Begin Material to process

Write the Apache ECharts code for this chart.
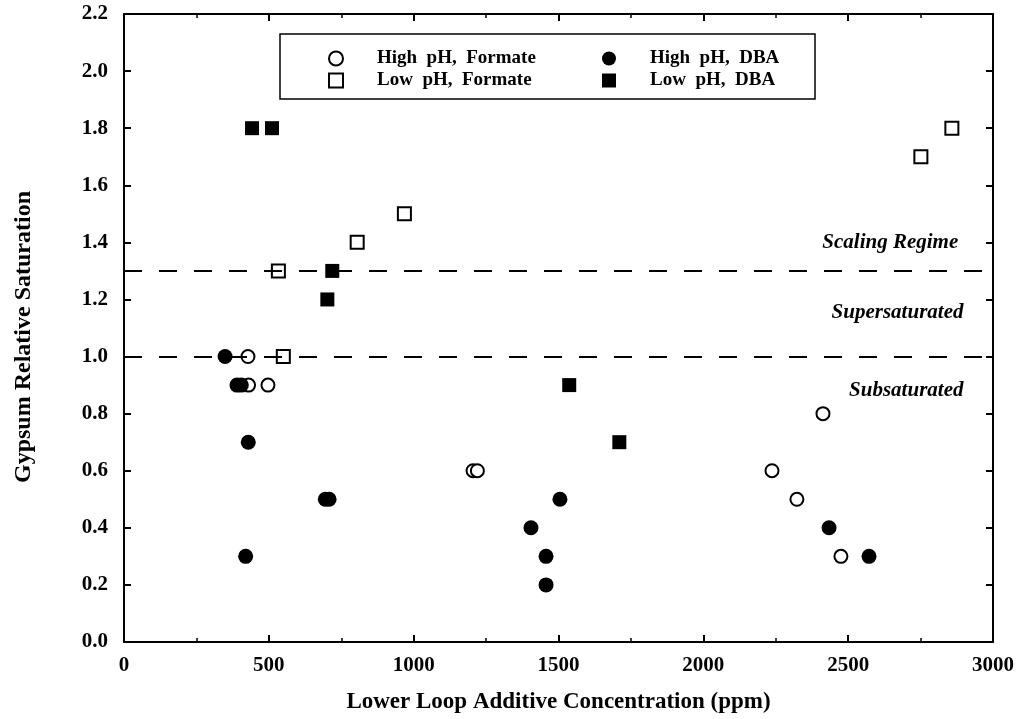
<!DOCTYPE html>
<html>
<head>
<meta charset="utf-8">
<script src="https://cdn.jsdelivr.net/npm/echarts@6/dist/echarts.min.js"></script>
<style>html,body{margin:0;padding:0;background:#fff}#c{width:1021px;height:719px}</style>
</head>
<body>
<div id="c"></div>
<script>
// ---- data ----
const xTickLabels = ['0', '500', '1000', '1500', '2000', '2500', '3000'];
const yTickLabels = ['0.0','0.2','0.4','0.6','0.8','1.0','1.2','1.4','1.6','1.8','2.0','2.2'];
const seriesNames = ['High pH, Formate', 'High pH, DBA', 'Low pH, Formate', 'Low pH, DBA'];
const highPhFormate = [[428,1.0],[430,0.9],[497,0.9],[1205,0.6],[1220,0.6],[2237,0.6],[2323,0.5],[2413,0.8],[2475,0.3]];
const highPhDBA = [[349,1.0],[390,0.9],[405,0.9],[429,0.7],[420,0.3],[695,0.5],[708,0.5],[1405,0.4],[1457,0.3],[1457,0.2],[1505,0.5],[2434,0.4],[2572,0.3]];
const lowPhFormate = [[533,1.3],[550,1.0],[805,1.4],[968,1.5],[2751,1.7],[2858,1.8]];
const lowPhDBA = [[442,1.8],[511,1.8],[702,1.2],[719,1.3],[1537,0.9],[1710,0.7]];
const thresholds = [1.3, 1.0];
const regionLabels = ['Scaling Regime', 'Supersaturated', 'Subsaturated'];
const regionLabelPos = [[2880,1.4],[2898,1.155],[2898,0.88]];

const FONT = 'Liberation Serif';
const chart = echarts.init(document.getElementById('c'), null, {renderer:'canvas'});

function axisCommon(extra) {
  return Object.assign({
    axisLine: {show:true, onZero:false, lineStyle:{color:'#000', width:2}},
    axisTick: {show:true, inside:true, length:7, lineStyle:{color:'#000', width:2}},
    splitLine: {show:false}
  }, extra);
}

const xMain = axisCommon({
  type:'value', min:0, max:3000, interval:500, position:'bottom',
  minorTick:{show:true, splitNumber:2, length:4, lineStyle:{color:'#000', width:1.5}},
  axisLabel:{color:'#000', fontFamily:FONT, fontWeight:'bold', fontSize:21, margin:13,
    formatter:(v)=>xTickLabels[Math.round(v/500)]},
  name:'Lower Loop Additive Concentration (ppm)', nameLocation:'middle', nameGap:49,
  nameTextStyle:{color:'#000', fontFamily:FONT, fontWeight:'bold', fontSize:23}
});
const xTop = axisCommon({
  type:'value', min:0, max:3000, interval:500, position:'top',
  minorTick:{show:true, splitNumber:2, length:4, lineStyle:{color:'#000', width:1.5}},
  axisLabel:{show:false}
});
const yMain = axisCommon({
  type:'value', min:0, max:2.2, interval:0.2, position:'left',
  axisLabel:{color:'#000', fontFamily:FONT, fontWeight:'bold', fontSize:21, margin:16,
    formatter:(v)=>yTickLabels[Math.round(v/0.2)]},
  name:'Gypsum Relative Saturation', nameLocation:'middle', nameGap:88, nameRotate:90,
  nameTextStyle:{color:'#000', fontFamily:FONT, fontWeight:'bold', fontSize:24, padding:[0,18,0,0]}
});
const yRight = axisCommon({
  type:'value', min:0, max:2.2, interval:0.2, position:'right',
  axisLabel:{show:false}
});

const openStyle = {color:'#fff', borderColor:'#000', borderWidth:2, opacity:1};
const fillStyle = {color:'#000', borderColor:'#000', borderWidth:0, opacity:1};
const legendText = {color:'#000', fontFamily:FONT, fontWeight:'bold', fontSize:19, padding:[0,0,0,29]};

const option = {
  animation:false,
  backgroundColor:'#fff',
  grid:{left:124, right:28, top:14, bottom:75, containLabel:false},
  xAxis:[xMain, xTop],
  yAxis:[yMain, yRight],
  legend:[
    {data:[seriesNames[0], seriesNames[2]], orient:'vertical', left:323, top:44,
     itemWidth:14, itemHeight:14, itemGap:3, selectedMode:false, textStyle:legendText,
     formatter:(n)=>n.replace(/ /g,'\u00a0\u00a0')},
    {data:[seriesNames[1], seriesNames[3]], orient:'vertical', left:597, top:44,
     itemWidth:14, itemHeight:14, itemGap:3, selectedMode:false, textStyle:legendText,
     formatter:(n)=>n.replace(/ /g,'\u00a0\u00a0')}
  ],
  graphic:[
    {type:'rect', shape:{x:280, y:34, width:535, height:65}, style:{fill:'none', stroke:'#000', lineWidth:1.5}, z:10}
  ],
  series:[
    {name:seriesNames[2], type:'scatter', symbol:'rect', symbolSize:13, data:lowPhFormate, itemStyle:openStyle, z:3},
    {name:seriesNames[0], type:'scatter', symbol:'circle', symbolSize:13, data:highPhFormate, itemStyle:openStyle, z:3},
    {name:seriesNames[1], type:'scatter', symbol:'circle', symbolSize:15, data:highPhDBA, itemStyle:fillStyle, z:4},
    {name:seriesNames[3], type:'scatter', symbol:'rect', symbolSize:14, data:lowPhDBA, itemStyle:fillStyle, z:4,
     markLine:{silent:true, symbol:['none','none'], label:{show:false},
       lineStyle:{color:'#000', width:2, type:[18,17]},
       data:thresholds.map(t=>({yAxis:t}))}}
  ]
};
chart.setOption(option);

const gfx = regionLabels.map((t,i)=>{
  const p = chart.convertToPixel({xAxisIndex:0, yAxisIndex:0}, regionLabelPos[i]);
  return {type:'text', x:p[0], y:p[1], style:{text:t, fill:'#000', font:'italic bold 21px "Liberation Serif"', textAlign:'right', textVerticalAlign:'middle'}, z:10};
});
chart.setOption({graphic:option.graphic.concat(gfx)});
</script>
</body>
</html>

End Material to process
Begin Material to process

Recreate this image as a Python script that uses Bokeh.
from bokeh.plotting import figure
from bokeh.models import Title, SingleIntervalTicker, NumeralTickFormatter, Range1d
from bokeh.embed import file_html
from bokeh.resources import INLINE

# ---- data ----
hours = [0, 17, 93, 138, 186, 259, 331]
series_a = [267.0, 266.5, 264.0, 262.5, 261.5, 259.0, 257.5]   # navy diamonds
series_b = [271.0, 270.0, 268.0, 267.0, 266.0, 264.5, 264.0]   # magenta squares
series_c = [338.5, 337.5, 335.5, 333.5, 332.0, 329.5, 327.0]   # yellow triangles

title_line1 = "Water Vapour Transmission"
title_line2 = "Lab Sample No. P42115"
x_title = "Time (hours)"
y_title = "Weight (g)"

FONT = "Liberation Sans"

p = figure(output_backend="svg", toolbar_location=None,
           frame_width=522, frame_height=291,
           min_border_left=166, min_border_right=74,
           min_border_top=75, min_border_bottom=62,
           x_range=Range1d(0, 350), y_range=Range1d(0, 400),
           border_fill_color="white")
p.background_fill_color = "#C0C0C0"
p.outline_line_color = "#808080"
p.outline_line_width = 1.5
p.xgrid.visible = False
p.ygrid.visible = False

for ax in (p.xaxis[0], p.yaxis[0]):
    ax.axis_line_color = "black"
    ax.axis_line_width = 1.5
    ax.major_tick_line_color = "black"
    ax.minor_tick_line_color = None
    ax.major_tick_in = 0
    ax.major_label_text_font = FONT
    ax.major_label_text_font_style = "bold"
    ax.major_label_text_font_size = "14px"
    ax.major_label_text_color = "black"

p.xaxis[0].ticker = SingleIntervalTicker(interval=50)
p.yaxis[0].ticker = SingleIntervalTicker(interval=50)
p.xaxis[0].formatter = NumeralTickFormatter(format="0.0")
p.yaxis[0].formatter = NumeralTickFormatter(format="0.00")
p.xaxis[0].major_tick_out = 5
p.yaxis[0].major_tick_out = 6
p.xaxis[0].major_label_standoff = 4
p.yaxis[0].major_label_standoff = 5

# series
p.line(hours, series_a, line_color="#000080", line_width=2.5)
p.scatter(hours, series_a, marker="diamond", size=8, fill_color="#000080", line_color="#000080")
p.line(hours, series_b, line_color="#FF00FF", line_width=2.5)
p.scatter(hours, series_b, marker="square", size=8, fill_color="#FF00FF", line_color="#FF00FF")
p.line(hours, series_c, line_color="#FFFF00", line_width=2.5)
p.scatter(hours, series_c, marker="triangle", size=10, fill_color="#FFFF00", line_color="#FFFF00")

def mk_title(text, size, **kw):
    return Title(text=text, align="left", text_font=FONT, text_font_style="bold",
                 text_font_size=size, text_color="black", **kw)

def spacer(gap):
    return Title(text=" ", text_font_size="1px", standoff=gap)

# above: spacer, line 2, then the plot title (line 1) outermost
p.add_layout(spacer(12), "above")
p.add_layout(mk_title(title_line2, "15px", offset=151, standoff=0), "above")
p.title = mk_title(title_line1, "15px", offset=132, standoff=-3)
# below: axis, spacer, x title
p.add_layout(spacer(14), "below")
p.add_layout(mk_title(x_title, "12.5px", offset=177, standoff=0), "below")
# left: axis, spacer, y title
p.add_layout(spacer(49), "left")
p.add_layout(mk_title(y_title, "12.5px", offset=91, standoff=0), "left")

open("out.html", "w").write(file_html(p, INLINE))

End Material to process

▶ Your goal: Everything from the line containing "Recreate this image" down to the line containing "from bokeh.resources import INLINE" should be repeated exactly, with both end lines kept and no other lines added.

▶ Response:
Recreate this image as a Python script that uses Bokeh.
from bokeh.plotting import figure
from bokeh.models import Title, SingleIntervalTicker, NumeralTickFormatter, Range1d
from bokeh.embed import file_html
from bokeh.resources import INLINE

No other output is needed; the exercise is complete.